# Problem statement:
Output the full listing below exactly as it reads, and skip anything that is a picture.

# Raw data:
◆ ◆ ◆
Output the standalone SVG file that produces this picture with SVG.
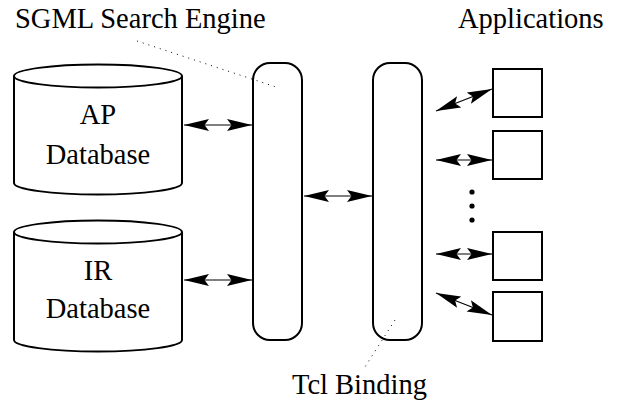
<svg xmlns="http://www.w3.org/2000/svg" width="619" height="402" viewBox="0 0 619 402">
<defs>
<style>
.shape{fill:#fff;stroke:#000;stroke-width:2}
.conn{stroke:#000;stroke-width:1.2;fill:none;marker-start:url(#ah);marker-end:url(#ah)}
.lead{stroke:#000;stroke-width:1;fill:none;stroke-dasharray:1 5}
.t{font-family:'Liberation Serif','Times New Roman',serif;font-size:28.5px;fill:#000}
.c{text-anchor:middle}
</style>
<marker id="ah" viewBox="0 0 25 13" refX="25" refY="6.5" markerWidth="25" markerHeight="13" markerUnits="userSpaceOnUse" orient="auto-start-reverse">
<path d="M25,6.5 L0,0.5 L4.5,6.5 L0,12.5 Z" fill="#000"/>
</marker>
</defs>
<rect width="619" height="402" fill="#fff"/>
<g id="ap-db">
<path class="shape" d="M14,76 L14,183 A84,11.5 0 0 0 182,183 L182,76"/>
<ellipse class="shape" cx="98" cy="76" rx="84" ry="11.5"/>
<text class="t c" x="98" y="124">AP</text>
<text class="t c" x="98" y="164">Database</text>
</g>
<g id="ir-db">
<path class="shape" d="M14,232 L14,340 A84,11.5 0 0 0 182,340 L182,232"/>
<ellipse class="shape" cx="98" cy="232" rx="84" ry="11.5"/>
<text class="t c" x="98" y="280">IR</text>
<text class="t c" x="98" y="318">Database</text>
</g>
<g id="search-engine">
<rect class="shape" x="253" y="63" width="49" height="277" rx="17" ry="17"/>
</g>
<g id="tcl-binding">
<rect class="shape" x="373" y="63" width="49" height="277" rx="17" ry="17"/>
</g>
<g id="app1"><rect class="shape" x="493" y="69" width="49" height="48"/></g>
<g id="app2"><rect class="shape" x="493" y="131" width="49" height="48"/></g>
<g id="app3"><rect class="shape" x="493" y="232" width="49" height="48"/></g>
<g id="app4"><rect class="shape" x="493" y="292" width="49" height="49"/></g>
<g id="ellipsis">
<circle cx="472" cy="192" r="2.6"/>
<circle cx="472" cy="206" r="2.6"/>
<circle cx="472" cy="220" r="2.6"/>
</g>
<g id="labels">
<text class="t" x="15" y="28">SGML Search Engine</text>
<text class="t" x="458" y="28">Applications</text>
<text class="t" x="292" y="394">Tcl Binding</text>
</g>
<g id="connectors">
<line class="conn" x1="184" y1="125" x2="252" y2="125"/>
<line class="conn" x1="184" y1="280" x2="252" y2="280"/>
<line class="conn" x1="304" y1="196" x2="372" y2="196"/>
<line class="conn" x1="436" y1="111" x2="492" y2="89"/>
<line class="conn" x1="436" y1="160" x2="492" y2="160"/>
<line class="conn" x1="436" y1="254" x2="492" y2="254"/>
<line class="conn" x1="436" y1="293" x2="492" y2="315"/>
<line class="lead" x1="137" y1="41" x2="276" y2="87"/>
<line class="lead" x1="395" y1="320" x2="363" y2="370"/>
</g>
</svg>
◆ ◆ ◆
# Response for this exercise:
Output the standalone SVG file that produces this picture with SVG.
<svg xmlns="http://www.w3.org/2000/svg" width="619" height="402" viewBox="0 0 619 402">
<defs>
<style>
.shape{fill:#fff;stroke:#000;stroke-width:2}
.conn{stroke:#000;stroke-width:1.2;fill:none;marker-start:url(#ah);marker-end:url(#ah)}
.lead{stroke:#000;stroke-width:1;fill:none;stroke-dasharray:1 5}
.t{font-family:'Liberation Serif','Times New Roman',serif;font-size:28.5px;fill:#000}
.c{text-anchor:middle}
</style>
<marker id="ah" viewBox="0 0 25 13" refX="25" refY="6.5" markerWidth="25" markerHeight="13" markerUnits="userSpaceOnUse" orient="auto-start-reverse">
<path d="M25,6.5 L0,0.5 L4.5,6.5 L0,12.5 Z" fill="#000"/>
</marker>
</defs>
<rect width="619" height="402" fill="#fff"/>
<g id="ap-db">
<path class="shape" d="M14,76 L14,183 A84,11.5 0 0 0 182,183 L182,76"/>
<ellipse class="shape" cx="98" cy="76" rx="84" ry="11.5"/>
<text class="t c" x="98" y="124">AP</text>
<text class="t c" x="98" y="164">Database</text>
</g>
<g id="ir-db">
<path class="shape" d="M14,232 L14,340 A84,11.5 0 0 0 182,340 L182,232"/>
<ellipse class="shape" cx="98" cy="232" rx="84" ry="11.5"/>
<text class="t c" x="98" y="280">IR</text>
<text class="t c" x="98" y="318">Database</text>
</g>
<g id="search-engine">
<rect class="shape" x="253" y="63" width="49" height="277" rx="17" ry="17"/>
</g>
<g id="tcl-binding">
<rect class="shape" x="373" y="63" width="49" height="277" rx="17" ry="17"/>
</g>
<g id="app1"><rect class="shape" x="493" y="69" width="49" height="48"/></g>
<g id="app2"><rect class="shape" x="493" y="131" width="49" height="48"/></g>
<g id="app3"><rect class="shape" x="493" y="232" width="49" height="48"/></g>
<g id="app4"><rect class="shape" x="493" y="292" width="49" height="49"/></g>
<g id="ellipsis">
<circle cx="472" cy="192" r="2.6"/>
<circle cx="472" cy="206" r="2.6"/>
<circle cx="472" cy="220" r="2.6"/>
</g>
<g id="labels">
<text class="t" x="15" y="28">SGML Search Engine</text>
<text class="t" x="458" y="28">Applications</text>
<text class="t" x="292" y="394">Tcl Binding</text>
</g>
<g id="connectors">
<line class="conn" x1="184" y1="125" x2="252" y2="125"/>
<line class="conn" x1="184" y1="280" x2="252" y2="280"/>
<line class="conn" x1="304" y1="196" x2="372" y2="196"/>
<line class="conn" x1="436" y1="111" x2="492" y2="89"/>
<line class="conn" x1="436" y1="160" x2="492" y2="160"/>
<line class="conn" x1="436" y1="254" x2="492" y2="254"/>
<line class="conn" x1="436" y1="293" x2="492" y2="315"/>
<line class="lead" x1="137" y1="41" x2="276" y2="87"/>
<line class="lead" x1="395" y1="320" x2="363" y2="370"/>
</g>
</svg>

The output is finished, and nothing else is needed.